◆ Dataset excerpt:
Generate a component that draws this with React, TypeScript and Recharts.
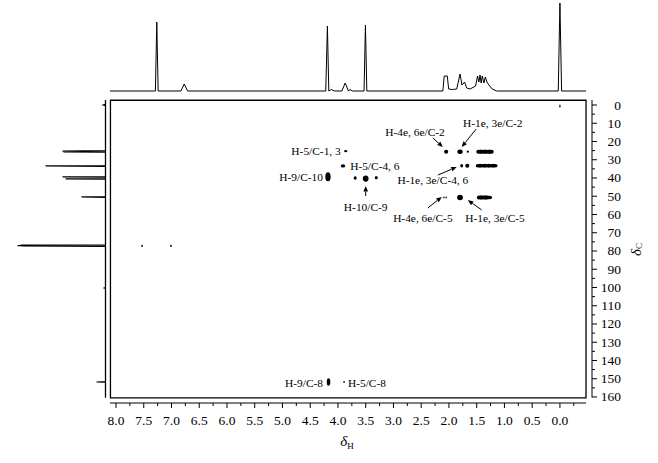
import React from 'react';
import {
  LineChart,
  Line,
  ScatterChart,
  Scatter,
  XAxis,
  YAxis,
  ReferenceArea,
  ReferenceLine,
  ReferenceDot,
} from 'recharts';

const FONT = '"Liberation Serif", "Times New Roman", Times, serif';

// axis ranges in ppm
const H_MIN = -0.578;
const H_MAX = 8.108;
const C_MIN = -2.74;
const C_MAX = 163.3;

// tick labels
const hMajorTicks = [8.0, 7.5, 7.0, 6.5, 6.0, 5.5, 5.0, 4.5, 4.0, 3.5, 3.0, 2.5, 2.0, 1.5, 1.0, 0.5, 0.0];
const hMinorTicks = [7.75, 7.25, 6.75, 6.25, 5.75, 5.25, 4.75, 4.25, 3.75, 3.25, 2.75, 2.25, 1.75, 1.25, 0.75, 0.25, -0.25];
const cMajorTicks = [0, 10, 20, 30, 40, 50, 60, 70, 80, 90, 100, 110, 120, 130, 140, 150, 160];
const cMinorTicks = [5, 15, 25, 35, 45, 55, 65, 75, 85, 95, 105, 115, 125, 135, 145, 155];

// 1H projection: ppm, intensity
const protonTrace: [number, number][] = [
  [8.108, 0], [7.29, 0], [7.265, 69], [7.24, 0], [6.83, 0], [6.77, 7], [6.71, 0],
  [4.22, 0], [4.19, 65], [4.165, 0], [4.12, 1.5], [4.06, 0], [3.93, 0], [3.87, 8], [3.81, 0],
  [3.78, 1.5], [3.74, 0], [3.53, 0], [3.505, 66], [3.48, 0],
  [2.11, 0], [2.085, 15], [2.03, 15], [2.005, 2], [1.94, 1.5], [1.86, 2], [1.80, 17], [1.765, 6],
  [1.72, 9], [1.68, 3], [1.62, 2], [1.52, 5], [1.485, 15], [1.46, 9], [1.44, 16], [1.42, 8],
  [1.40, 15], [1.37, 8], [1.345, 14], [1.315, 9], [1.28, 6], [1.22, 2], [1.14, 0],
  [0.03, 0], [0.0, 88], [-0.03, 0], [-0.47, 0],
];

// 13C projection: ppm, intensity
const carbonTrace: [number, number][] = [
  [-2.7, 0], [-0.3, 0], [0, 2], [0.3, 0], [25.0, 0], [25.3, 43], [25.5, 0], [25.7, 42], [25.9, 0],
  [33.2, 0], [33.4, 60], [33.6, 0], [39.2, 0], [39.4, 43], [39.6, 0], [40.3, 0], [40.5, 40], [40.7, 0],
  [50.2, 0], [50.4, 24], [50.6, 0], [76.6, 0], [76.8, 85], [77.0, 0], [77.1, 88], [77.2, 0],
  [77.3, 84], [77.5, 0], [100.1, 0], [100.3, 2], [100.5, 0], [151.6, 0], [151.8, 9], [152.0, 0],
  [160.3, 0],
];

// HSQC cross peaks: 1H ppm, 13C ppm, 1H half-width, 13C half-width
const crossPeaks: [number, number, number, number][] = [
  [0.0, 0.6, 0.012, 0.9],
  [7.53, 77.2, 0.015, 0.6],
  [7.01, 77.2, 0.015, 0.6],
  [3.86, 25.3, 0.03, 0.6],
  [3.91, 33.4, 0.04, 0.9],
  [4.18, 39.3, 0.048, 2.5],
  [3.69, 40.0, 0.027, 0.9],
  [3.50, 40.3, 0.052, 1.7],
  [3.31, 39.8, 0.027, 0.9],
  [2.05, 25.6, 0.037, 1.1],
  [1.80, 25.6, 0.048, 1.2],
  [1.66, 25.6, 0.02, 0.6],
  [1.47, 25.6, 0.037, 1.1],
  [1.43, 25.6, 0.037, 1.2],
  [1.39, 25.6, 0.037, 1.1],
  [1.35, 25.6, 0.037, 1.2],
  [1.31, 25.6, 0.037, 1.1],
  [1.27, 25.6, 0.037, 1.2],
  [1.23, 25.6, 0.037, 1.1],
  [1.77, 33.3, 0.027, 1.0],
  [1.67, 33.3, 0.037, 1.1],
  [1.48, 33.3, 0.037, 1.0],
  [1.44, 33.3, 0.037, 1.1],
  [1.40, 33.3, 0.037, 1.0],
  [1.36, 33.3, 0.037, 1.1],
  [1.32, 33.3, 0.037, 1.0],
  [1.28, 33.3, 0.037, 1.1],
  [1.24, 33.3, 0.037, 1.0],
  [1.20, 33.3, 0.037, 1.1],
  [1.16, 33.3, 0.037, 1.0],
  [2.09, 50.7, 0.012, 0.5],
  [2.05, 50.7, 0.012, 0.5],
  [1.80, 50.7, 0.052, 1.5],
  [1.46, 50.7, 0.037, 1.1],
  [1.42, 50.7, 0.037, 1.2],
  [1.38, 50.7, 0.037, 1.1],
  [1.34, 50.7, 0.037, 1.2],
  [1.30, 50.7, 0.037, 1.1],
  [1.26, 50.7, 0.037, 1.0],
  [4.17, 151.8, 0.032, 2.1],
  [3.89, 151.8, 0.015, 0.5],
];

// assignment labels: text, 1H ppm, 13C ppm, anchor
const assignLabels: [string, number, number, string][] = [
  ['H-5/C-1, 3', 3.95, 25.2, 'end'],
  ['H-5/C-4, 6', 3.78, 33.4, 'start'],
  ['H-9/C-10', 4.27, 39.5, 'end'],
  ['H-10/C-9', 3.50, 55.9, 'middle'],
  ['H-4e, 6e/C-2', 2.61, 14.8, 'middle'],
  ['H-1e, 3e/C-2', 1.21, 9.9, 'middle'],
  ['H-1e, 3e/C-4, 6', 2.29, 41.1, 'middle'],
  ['H-4e, 6e/C-5', 2.47, 61.9, 'middle'],
  ['H-1e, 3e/C-5', 1.17, 61.9, 'middle'],
  ['H-9/C-8', 4.27, 152.3, 'end'],
  ['H-5/C-8', 3.82, 152.3, 'start'],
];

// arrows: from (1H, 13C) to (1H, 13C)
const assignArrows: [number, number, number, number][] = [
  [2.29, 18.1, 2.11, 23.0],
  [1.51, 13.2, 1.77, 23.0],
  [2.20, 38.4, 1.86, 34.0],
  [2.38, 56.4, 2.13, 50.4],
  [1.41, 57.5, 1.66, 52.1],
  [3.50, 49.9, 3.50, 44.4],
];

const W = 658;
const H = 463;
const PLOT_L = 110;
const PLOT_R = 592;
const PLOT_T = 100;
const PLOT_B = 403;
const PX_H = (PLOT_R - PLOT_L) / (H_MAX - H_MIN);
const PX_C = (PLOT_B - PLOT_T) / (C_MAX - C_MIN);

const protonData = protonTrace.map(([h, i]) => ({ h, i }));
const carbonData = carbonTrace.map(([c, i]) => ({ c, i }));
const peakData = crossPeaks.map(([h, c, dh, dc]) => ({ h, c, dh, dc }));

const XTick = (props: any) => {
  const { x, y, payload } = props;
  const v = payload.value;
  const major = hMajorTicks.includes(v);
  return (
    <g>
      <line x1={x} y1={y} x2={x} y2={y + (major ? 5 : 3)} stroke="#000" />
      {major && (
        <text x={x} y={y + 22} textAnchor="middle" fontFamily={FONT} fontSize={13.5} fill="#000">
          {v.toFixed(1)}
        </text>
      )}
    </g>
  );
};

const YTick = (props: any) => {
  const { x, y, payload } = props;
  const v = payload.value;
  const major = cMajorTicks.includes(v);
  return (
    <g>
      <line x1={x} y1={y} x2={x + (major ? 5 : 3)} y2={y} stroke="#000" />
      {major && (
        <text x={x + 29} y={y} textAnchor="end" dominantBaseline="central" fontFamily={FONT} fontSize={13.5} fill="#000">
          {v}
        </text>
      )}
    </g>
  );
};

const XLabel = (props: any) => {
  const { x, y, width } = props.viewBox;
  return (
    <text x={x + width / 2 - 4} y={y + 43} textAnchor="middle" fontFamily={FONT} fill="#000">
      <tspan fontSize={15} fontStyle="italic">δ</tspan>
      <tspan fontSize={9} dy={3}>H</tspan>
    </text>
  );
};

const YLabel = (props: any) => {
  const { x, y, height } = props.viewBox;
  const cx = x + 44;
  const cy = y + height / 2 - 2;
  return (
    <text x={cx} y={cy} textAnchor="middle" dominantBaseline="central" fontFamily={FONT} fill="#000"
      transform={`rotate(-90, ${cx}, ${cy})`}>
      <tspan fontSize={15} fontStyle="italic">δ</tspan>
      <tspan fontSize={9} dy={3}>C</tspan>
    </text>
  );
};

const peakShape = (p: any) => {
  const { cx, cy, payload } = p;
  return <ellipse cx={cx} cy={cy} rx={payload.dh * PX_H} ry={payload.dc * PX_C} fill="#000" />;
};

const arrowShape = (p: any) => {
  const { x1, y1, x2, y2 } = p;
  const dx = x2 - x1;
  const dy = y2 - y1;
  const len = Math.hypot(dx, dy) || 1;
  const ux = dx / len;
  const uy = dy / len;
  const bx = x2 - ux * 5.5;
  const by = y2 - uy * 5.5;
  const pts = `${x2},${y2} ${bx - uy * 2.3},${by + ux * 2.3} ${bx + uy * 2.3},${by - ux * 2.3}`;
  return (
    <g>
      <line x1={x1} y1={y1} x2={bx} y2={by} stroke="#000" strokeWidth={1} />
      <polygon points={pts} fill="#000" />
    </g>
  );
};

const noDot = () => <g />;

export default function App() {
  return (
    <div style={{ position: 'absolute', left: 0, top: 0, width: W, height: H, background: '#fff' }}>
      {/* 1H projection on top */}
      <div style={{ position: 'absolute', left: 0, top: 0 }}>
        <LineChart width={W} height={93} data={protonData} margin={{ top: 0, left: PLOT_L, right: W - PLOT_R, bottom: 1 }}>
          <XAxis type="number" dataKey="h" domain={[H_MIN, H_MAX]} reversed allowDataOverflow hide />
          <YAxis type="number" domain={[-1, 91]} allowDataOverflow hide />
          <Line type="linear" dataKey="i" stroke="#000" strokeWidth={1} dot={false} isAnimationActive={false} />
        </LineChart>
      </div>

      {/* 13C projection on the left */}
      <div style={{ position: 'absolute', left: 0, top: 0 }}>
        <ScatterChart width={PLOT_L} height={H} margin={{ top: PLOT_T, left: 0, right: 3, bottom: H - PLOT_B }}>
          <XAxis type="number" dataKey="i" domain={[-1.5, 105.5]} reversed allowDataOverflow hide />
          <YAxis type="number" dataKey="c" domain={[C_MIN, C_MAX]} reversed allowDataOverflow hide />
          <ReferenceLine segment={[{ x: 0, y: -2.7 }, { x: 0, y: 160.3 }]} stroke="#000" strokeWidth={1.1}
            ifOverflow="visible" />
          <Scatter data={carbonData} fill="#000" line={{ stroke: '#000', strokeWidth: 1.2 }} lineType="joint"
            shape={noDot} isAnimationActive={false} />
        </ScatterChart>
      </div>

      {/* HSQC map */}
      <div style={{ position: 'absolute', left: 0, top: 0 }}>
        <ScatterChart width={W} height={H} margin={{ top: PLOT_T, left: PLOT_L, right: 0, bottom: 0 }}>
          <XAxis type="number" dataKey="h" domain={[H_MIN, H_MAX]} reversed allowDataOverflow height={H - PLOT_B}
            ticks={[...hMajorTicks, ...hMinorTicks]} interval={0} tick={(p: any) => <XTick {...p} />}
            tickSize={0} tickMargin={0} tickLine={false} axisLine={false} label={{ content: XLabel }} />
          <YAxis type="number" dataKey="c" orientation="right" domain={[C_MIN, C_MAX]} reversed allowDataOverflow
            width={W - PLOT_R} ticks={[...cMajorTicks, ...cMinorTicks]} interval={0} tick={(p: any) => <YTick {...p} />}
            tickSize={0} tickMargin={0} tickLine={false} axisLine={false} label={{ content: YLabel }} />
          <ReferenceArea x1={8.1} x2={-0.47} y1={-2.6} y2={160.5} fill="none" stroke="#000" strokeWidth={1.3}
            ifOverflow="visible" />
          <ReferenceLine segment={[{ x: 8.108, y: C_MAX }, { x: -0.47, y: C_MAX }]} stroke="#000" ifOverflow="visible" />
          <ReferenceLine segment={[{ x: H_MIN, y: -2.74 }, { x: H_MIN, y: 160.3 }]} stroke="#000" ifOverflow="visible" />
          <Scatter data={peakData} fill="#000" shape={peakShape} isAnimationActive={false} />
          {assignArrows.map(([h1, c1, h2, c2], k) => (
            <ReferenceLine key={`a${k}`} segment={[{ x: h1, y: c1 }, { x: h2, y: c2 }]} ifOverflow="visible"
              shape={arrowShape} />
          ))}
          {assignLabels.map(([text, h, c, anchor], k) => (
            <ReferenceDot key={`l${k}`} x={h} y={c} r={1} ifOverflow="visible"
              shape={(p: any) => (
                <text x={p.cx} y={p.cy} textAnchor={anchor} dominantBaseline="central" fontFamily={FONT}
                  fontSize={11.4} fill="#000">
                  {text}
                </text>
              )} />
          ))}
        </ScatterChart>
      </div>
    </div>
  );
}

◆ Short exercise:
Answer with one number only: how many lines above contain the word "React".

◆ Solution:
2